Where can I watch all of this?
The entire competition is being streamed live on CBC’s website (it’s also on the International Skating Union’s YouTube channel). Yeah, the competition being in South Korea is going to test your sleep schedule. Just check out some of the event start times listed below (all in ET) on CBCSports.ca.
Turning back the clock
You might recall that, during last week’s piece in this space about the age discussion in skating, we used the cases of two prominent Canadian men’s skaters (Stephen Gogolev and Nam Nguyen) as “cautionary tales” of sorts about what can sometimes happen when you read too much into results at a particularly young age (in a few words, it’s not always the best idea).
Upon a second look, we found it rather interesting to take a glimpse back at the 2014 world junior championships in Sofia, Bulgaria, an event that Nguyen won as a 15-year-old. What later caught my eye my noticing some of the names below him in the final standings. The third spot on the podium that year was occupied by a young American named Nathan Chen, who was only 14 years old when he competed in Sofia. Yes, the same Nathan Chen who would later go on to win three World titles and an Olympic gold medal in 2022 while showing off a dizzying array of quadruple jumps.
A couple of places below Chen we found Shoma Uno of Japan, someone who would go on to become a two-time World champion and triple Olympic medallist. Canada had a second entrant in that field who would finish 13th. His name? Roman Sadovsky.

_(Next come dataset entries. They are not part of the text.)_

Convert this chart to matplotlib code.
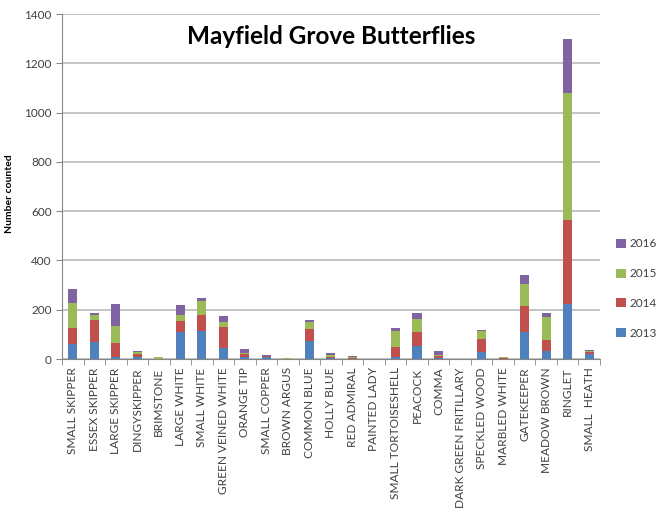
import matplotlib.pyplot as plt
import numpy as np

species = ['SMALL SKIPPER', 'ESSEX SKIPPER', 'LARGE SKIPPER', 'DINGYSKIPPER',
           'BRIMSTONE', 'LARGE WHITE', 'SMALL WHITE', 'GREEN VEINED WHITE',
           'ORANGE TIP', 'SMALL COPPER', 'BROWN ARGUS', 'COMMON BLUE',
           'HOLLY BLUE', 'RED ADMIRAL', 'PAINTED LADY', 'SMALL TORTOISESHELL',
           'PEACOCK', 'COMMA', 'DARK GREEN FRITILLARY', 'SPECKLED WOOD',
           'MARBLED WHITE', 'GATEKEEPER', 'MEADOW BROWN', 'RINGLET',
           'SMALL  HEATH']

y2013 = [60, 70, 7, 10, 0, 111, 114, 46, 10, 8, 0, 73, 5, 1, 0, 10, 54, 5, 0, 28, 0, 111, 32, 223, 19]
y2014 = [67, 87, 58, 9, 2, 45, 63, 85, 9, 4, 0, 49, 5, 3, 0, 40, 56, 9, 0, 55, 4, 103, 46, 340, 8]
y2015 = [102, 20, 68, 8, 5, 21, 60, 20, 7, 1, 5, 27, 8, 4, 2, 65, 51, 2, 0, 32, 4, 92, 91, 515, 4]
y2016 = [54, 11, 90, 5, 2, 41, 9, 22, 16, 2, 1, 8, 6, 3, 0, 12, 26, 16, 0, 4, 1, 36, 18, 222, 5]

years = ['2013', '2014', '2015', '2016']
colors = ['#4F81BD', '#C0504D', '#9BBB59', '#8064A2']

plt.rcParams['font.family'] = ['Lato', 'DejaVu Sans']

fig = plt.figure(figsize=(6.69, 5.2), dpi=100)
ax = fig.add_axes([0.0927, 0.3096, 0.804, 0.6634])

x = np.arange(len(species))
bottom = np.zeros(len(species))
handles = []
for vals, col, yr in zip([y2013, y2014, y2015, y2016], colors, years):
    b = ax.bar(x, vals, 0.42, bottom=bottom, color=col, label=yr, zorder=3)
    handles.append(b)
    bottom += np.array(vals)

ax.set_xlim(-0.5, len(species) - 0.5)
ax.set_ylim(0, 1400)
ax.set_yticks(range(0, 1401, 200))
ax.grid(axis='y', color='#C4C4C4', linewidth=1.4, zorder=0)

for s in ['top', 'right']:
    ax.spines[s].set_visible(False)
ax.spines['left'].set_color('#868686')
ax.spines['bottom'].set_color('#868686')

ax.set_xticks(x)
ax.set_xticklabels(species, rotation=90, fontsize=8.6, color='#404040')
ax.tick_params(axis='x', length=0, pad=6)
ax.set_xticks(np.arange(-0.5, len(species), 1), minor=True)
ax.tick_params(axis='x', which='minor', length=4, color='#868686')
ax.tick_params(axis='y', labelsize=8.5, labelcolor='#404040', length=4, color='#868686')

ax.set_ylabel('Number counted', fontsize=7.5, fontweight='bold')
ax.yaxis.set_label_coords(-0.09, 0.48)

ax.text(0.5, 0.968, 'Mayfield Grove Butterflies', transform=ax.transAxes,
        ha='center', va='top', fontsize=17.5, fontweight='bold',
        bbox=dict(facecolor='white', edgecolor='none', pad=1), zorder=5)

leg = fig.legend(handles[::-1], years[::-1], loc='center left',
                 bbox_to_anchor=(0.905, 0.445), frameon=False, fontsize=8.5,
                 handlelength=0.8, handleheight=0.8, labelspacing=1.6,
                 handletextpad=0.3)
for t in leg.get_texts():
    t.set_color('#404040')

fig.savefig('out.png', dpi=100)
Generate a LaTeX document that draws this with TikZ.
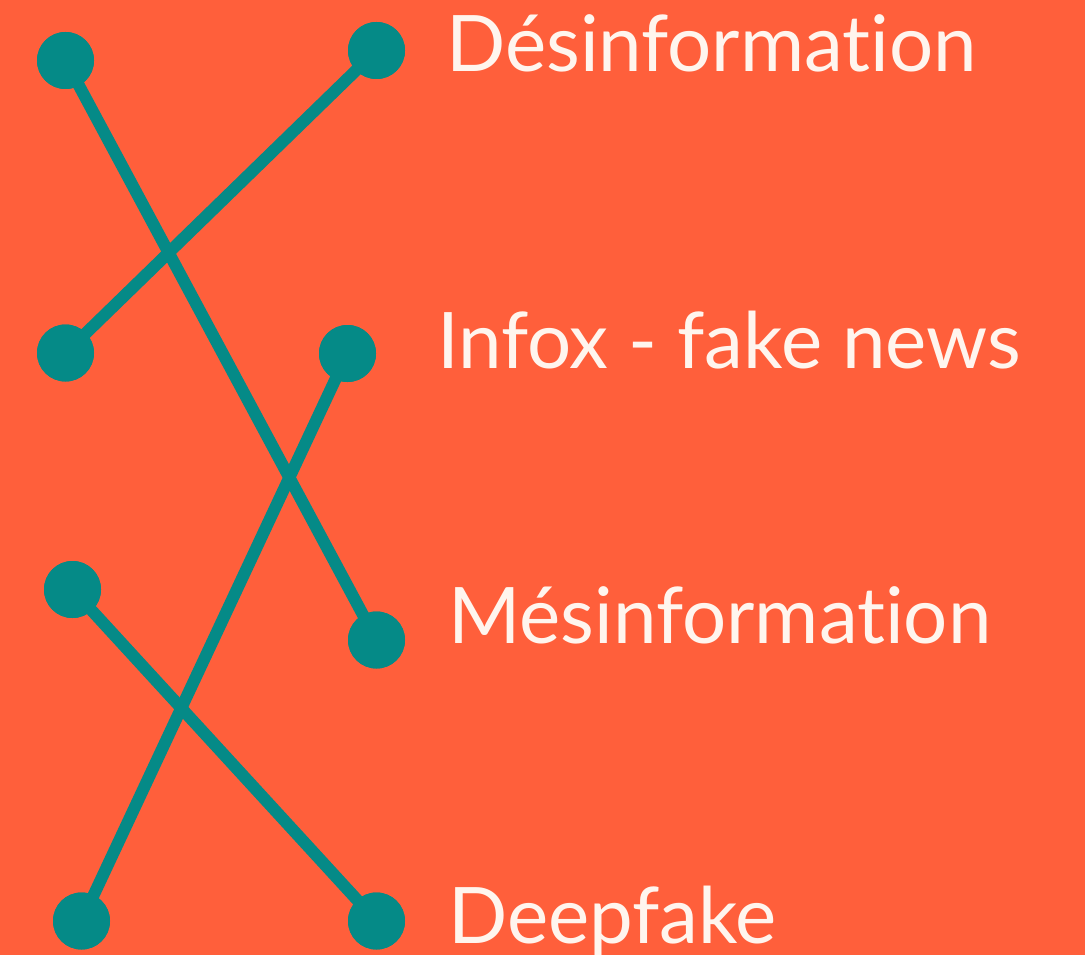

There were also some interesting names of note in the women’s event. In what used to be a sometimes familiar sight, Russia swept the medal podium, with future World champion Evgenia Medvedeva earning the bronze medal. Two places below her in the standings was Canada’s Alaine Chartrand, who’d go on to win a pair of senior national titles in 2016 and 2019. A few steps further down in seventh we found Amber Glenn, the American who, a few months back, won the Grand Prix Final at 25 years old and will be a top contender for the World title in Boston next month.
So how good was that 2014 Junior Worlds at predicting future success? In some cases, pretty much spot on. In others … let’s just say it took awhile. But it was an interesting exercise taking that trip back down memory lane.
Around the boards
The international season for synchronized skaters is now in full swing, with two Les Supremes teams from CPA Saint-Leonard in Montreal taking home medals from the U.S. International Classic last weekend in Norwood, Massachusetts. The colour was gold for the Les Supremes seniors, while the junior squad carted home silver medals. Both teams are reigning World champions. The juniors will aim to defend their crown from March 7-8 in Gothenburg, Sweden, while the seniors aim for a record fourth straight World title April 4-5 in Helsinki, Finland … The first Skate Canada Trophy event, which crowned national champions at the novice and pre-novice level, was held last weekend in Edmonton. You can find a list of all the champions right here … The final domestic national championship event of the season, the Skate Canada Cup, goes Feb. 28-March 2 in Waterloo, Ontario. It features novice, gold and open level synchro teams.